Wednesday, November 10, 2010

GOP Congressional Freshmen Say They'll Limit Their Number of Terms: MY! Aren't We Full of Ourselves!



"I'm only going to serve six terms in the House." "I'm only staying for 12 years in the Senate." Those are the kinds of highly presumptive blasts coming out of the mouths of newly elected republicans in the U.S. House and Senate. As Politico.com reports today, about half of the more than 80 new GOP House members vow to self-impose term limits, while a number of new GOP Senate members are saying the same thing (all of them typically saying 6-12 years will be their limit) (link to full story at bottom).

Kind of putting the ol' cart before the horse, uh boys?! Have these clowns not paid an iota of attention to the 2006, 2008 and 2010 elections? Independents kicked the GOP to the curb in 06 and 08, and we thoroughly enjoyed doing the same thing to the leftist democrat party one week ago. The message: If you're an incumbent in the rotten cesspool that is Washington DC, then your seat is not safe under any circumstances. The last thing any of these slimeballs in either party should be doing is talking about how they will "only" be in DC for X number of years.

Now, all of that being said (and I was being somewhat facetious), Politico also observes that all this big talk from these GOP freshmen will likely breathe some new life into the rather dormant term limits movement. And that's nothing but a positive. In my opinion, the only bad term limit is no term limit. I've heard all the arguments to the contrary, but I'm still waiting to hear any truly compelling reason for why we shouldn't have legislative branch term limits when executive branch terms limits have long been a routine and accepted part of our American political culture.

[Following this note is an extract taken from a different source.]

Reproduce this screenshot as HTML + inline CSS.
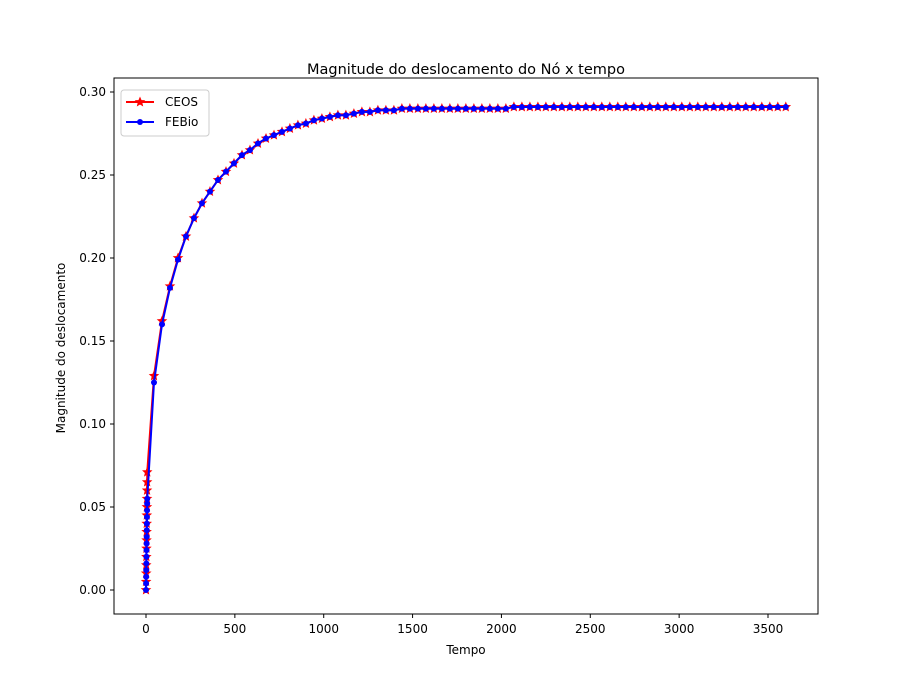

And when I espouse congressional term limits, I like to think that I'm fairly liberal (in the literal, not political sense) on the whole issue. I'd be fine with terms limits of 12 years in both the House and Senate -- a full four years longer than the typical executive branch term limit of eight years. Hell, I'd even take something longer than 12 years just so that we could have some (any) term limit in place.

So maybe I shouldn't be so hard on this bragadocious hot air from the GOP freshmen. Because if it has the consequence of bringing the term limits issue back into the middle of American political discussion, that's only a good thing.